Ed Yeates reporting The owner of a building destroyed in a raging fire last Friday says, all is not lost.
The building's gone. But, the company spirit is still intact. The rebuilding has begun.
Jeffrey Cobabe and Associates' woodworking shop burned to the ground in a blazing inferno.
For a closely knit group of craftsmen who pride themselves in building and restoring custom pieces of furniture - this was hard to take!
Large panes of priceless antique stained glass melted away in this fire, along with a classic antique sofa.
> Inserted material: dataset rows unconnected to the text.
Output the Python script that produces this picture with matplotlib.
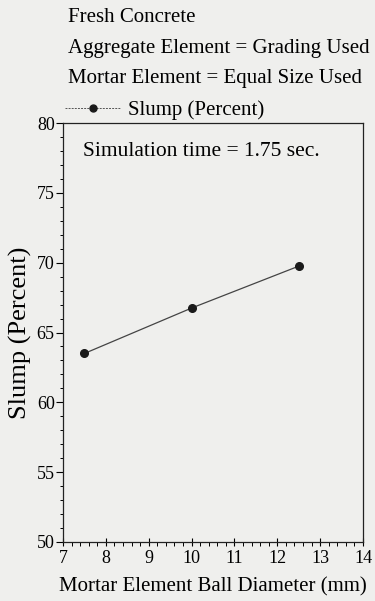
import matplotlib
matplotlib.use("Agg")
import matplotlib.pyplot as plt
from matplotlib.ticker import MultipleLocator
from matplotlib.lines import Line2D

diameter = [7.5, 10.0, 12.5]
slump = [63.5, 66.75, 69.75]
x_ticks = [7, 8, 9, 10, 11, 12, 13, 14]
y_ticks = [50, 55, 60, 65, 70, 75, 80]

plt.rcParams['font.family'] = ['Liberation Serif', 'DejaVu Serif']
bg = '#efefed'
fig = plt.figure(figsize=(3.75, 6.01), dpi=100, facecolor=bg)
W, H = 375, 601
left, right, top, bottom = 63, 363, 123, 542
ax = fig.add_axes([left / W, 1 - bottom / H, (right - left) / W, (bottom - top) / H])
ax.set_facecolor(bg)

ax.plot(diameter, slump, color='#444444', lw=0.9, marker='o', ms=5.5,
        mfc='#1a1a1a', mec='#1a1a1a')
ax.set_xlim(7, 14)
ax.set_ylim(50, 80)
ax.set_xticks(x_ticks)
ax.set_yticks(y_ticks)
ax.xaxis.set_minor_locator(MultipleLocator(0.2))
ax.yaxis.set_minor_locator(MultipleLocator(1))
ax.tick_params(axis='x', which='major', direction='inout', length=6, width=0.8, labelsize=13, pad=3)
ax.tick_params(axis='x', which='minor', direction='out', length=3, width=0.7)
ax.tick_params(axis='y', which='major', direction='out', length=5, width=0.8, labelsize=13, pad=1)
ax.tick_params(axis='y', which='minor', direction='out', length=2.5, width=0.7)
for s in ax.spines.values():
    s.set_linewidth(0.9)
    s.set_color('#222222')

ax.set_xlabel('Mortar Element Ball Diameter (mm)', fontsize=15, labelpad=7)
ax.set_ylabel('Slump (Percent)', fontsize=19, labelpad=3)

ax.text(0.065, 0.955, 'Simulation time = 1.75 sec.', transform=ax.transAxes,
        fontsize=15.5, va='top', ha='left')

fig.text(68 / W, 1 - 18 / H, 'Fresh Concrete', fontsize=15, va='center', ha='left')
fig.text(68 / W, 1 - 49 / H, 'Aggregate Element = Grading Used', fontsize=15, va='center', ha='left')
fig.text(68 / W, 1 - 78 / H, 'Mortar Element = Equal Size Used', fontsize=15, va='center', ha='left')

handle = Line2D([], [], color='#555555', lw=0.7, ls=(0, (2, 1.2)), marker='o', ms=5,
                mfc='#1a1a1a', mec='#1a1a1a')
fig.legend([handle], ['Slump (Percent)'], loc='center left',
           bbox_to_anchor=(65 / W, 1 - 110 / H), frameon=False, fontsize=15,
           handlelength=2.65, handletextpad=0.35, borderaxespad=0, borderpad=0)

fig.savefig('out.png', dpi=100, facecolor=bg)
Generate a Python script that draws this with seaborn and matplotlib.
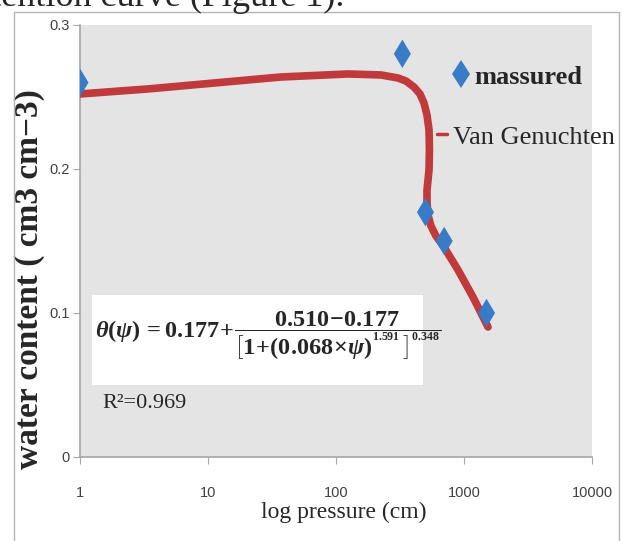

Irreplaceable paintings and drawings were also lost.
Jeffrey Cobabe / Cobabe & Associates: "We were in the process of building a beautiful kitchen, not a restoration, it was new but it was in old world tradition with gothic arches and solid walnut."
But tonight, pieces of that kitchen - removed before the fire - were being installed in the customer's home.
Connie Smith / Customer: "Every stick of wood that came out of that shop was more than a stick of wood. It just seemed to have a heart and soul"
In an employee's home shop, furniture rebuilding will begin as early as tomorrow.
Jeffrey Cobabe / Cobabe & Associates: "I've gone from the lowest I've ever been to the highest I've ever been. From the point of despair, to what are we going to do - we've lost it all - to the point of the guys rallying around you and put their arms around me and say Jeff, we can do this."
A competitor, Granite Mill is offering it's own facility as a temporary home, sharing shifts on both sides of the clock.
And wood suppliers are helping out as well.
Gordon Syme / Employee, Jeffrey Cobabe & Associates: "They called and told us that they'll just put us at the front of the list so that we can continue to have wood come in."
Classic work like this for clients like the Cathedral of the Madeliene will soon be on the tables again.
Jeffrey Cobabe / Cobabe & Associates:"We haven't lost a company, the company is intact. We're going on and this is going to be bigger and better and stronger."
Jeffrey Cobabe and Associates may literally rise from these ashes, if Salt Lake Mill - which owns the property - decides to rebuild here.
Lloyd's of London, which insures the company, is scheduled to arrive tomorrow to survey the damage.